Tuesday, October 16, 2007

Clisp in Emacs using Slime on Ubuntu

For people who want to run Common-lisp inside an Emacs buffer, there's this wonderful CVS package known as SLIME. If you have Ubuntu, you can select and install the package through Synaptic Package Manager.

Typically installing packages from repositories is a click and play experience, but you'll find that having emacs (or Emacs GTK Snapshot in my case) and SLIME installed isn't quite enough. If you don't already have one, create a ".emacs" file in your home directory. Add the following code to it, modify with paths relevant to your system and save (the current paths are default for Ubuntu clisp and slime installations):


(setq inferior-lisp-program "/usr/bin/clisp")
(add-to-list 'load-path "/usr/share/emacs/site-lisp/slime")
(require 'slime)
(slime-setup)


Now you're all set. Start up emacs, type "M-x slime" (or Alt-x slime), and presto! Superior Lisp Interaction Mode is a go.

6 comments:

jasper said...

Thanks that was very useful for me, i already found this code but i still had to find the two files.
In general finding files is an anoyence, and locate only partially solves this. Perhaps "sudo aptitude show slime" should give more information on basic install.

Stever said...

What version of ubuntu are you using? I am using Ubuntu 7.04 (feisty) and it's still giving me an error:
[1]>
*** - LOAD: A file with name
/usr/share/emacs/22.1/site-lisp/slime/swank-loader.lisp does not exist

I checked and the load-path "/usr/share/emacs/site-lisp/slime" is valid on my machine.

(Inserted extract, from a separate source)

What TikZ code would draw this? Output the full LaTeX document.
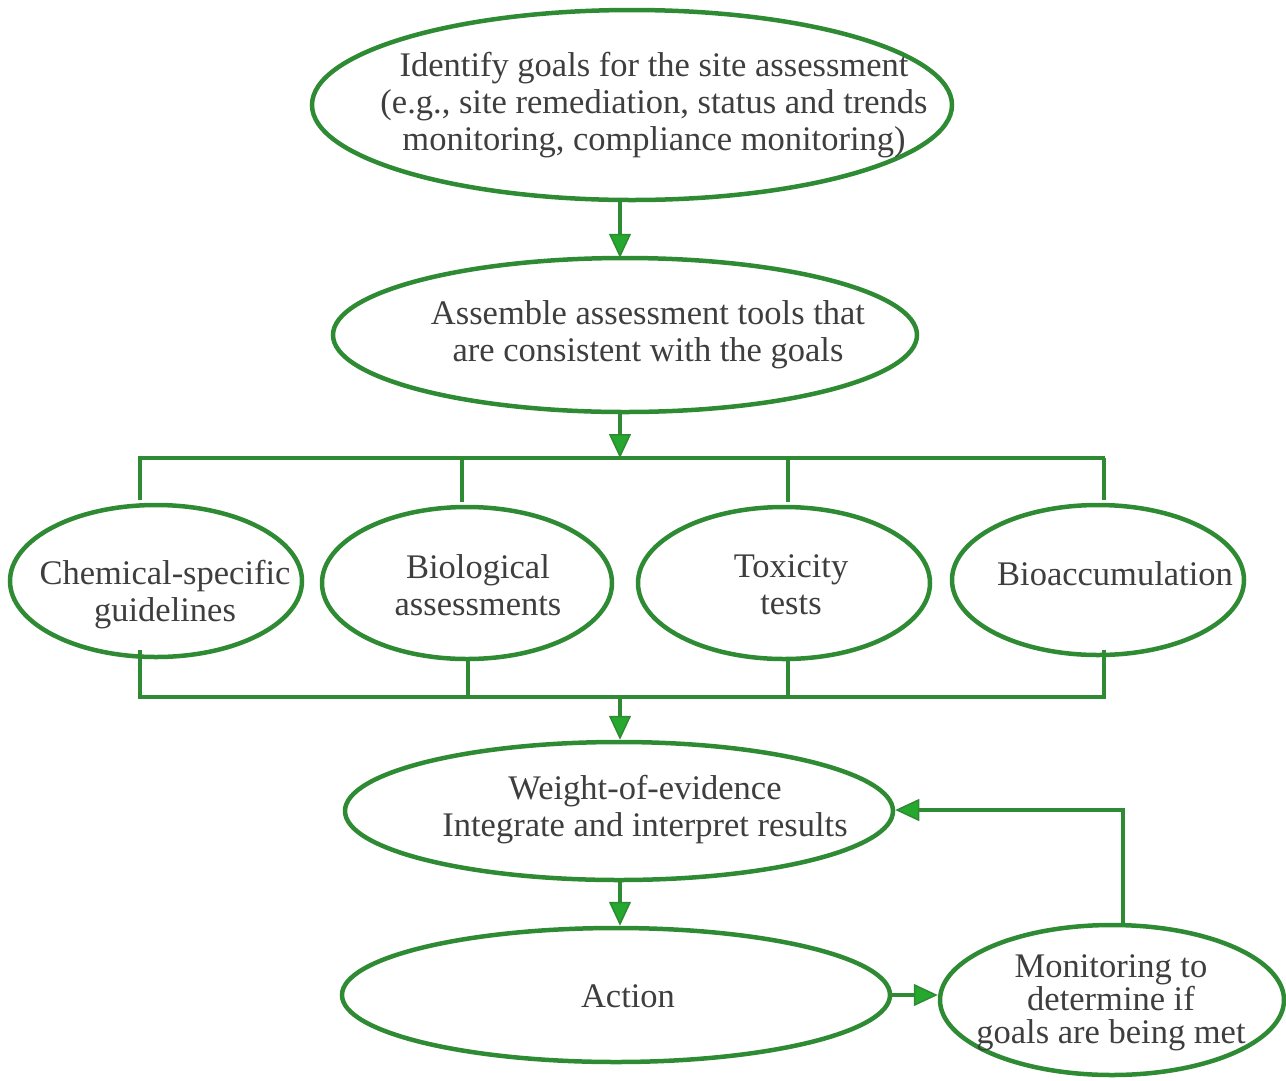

What version of ubuntu are you using?

Alec Koumjian said...

When I posted this I was running 7.04 feisty. Does the discrepancy between "/usr/share/emacs/site-lisp" and "/usr/share/emacs/22.1/site-lisp" make a difference?

MiguelS said...

Worked a treat for me. Thanks

Simon Tite said...

Worked great for me too! Just a word of warning for the nervous - you will see a lot of scary messages before the slime/lisp prompt occurs, don't worry, they are not errors, or at least I don't think so! (you can check the messages in your other emacs buffers). You will know it's worked when you see the prompt CL-USER>. Thanks Alec.

Marco said...

Hi, thanks for the post. Now illbe able to learn Lisp! Cool! Ill follo you on twitter!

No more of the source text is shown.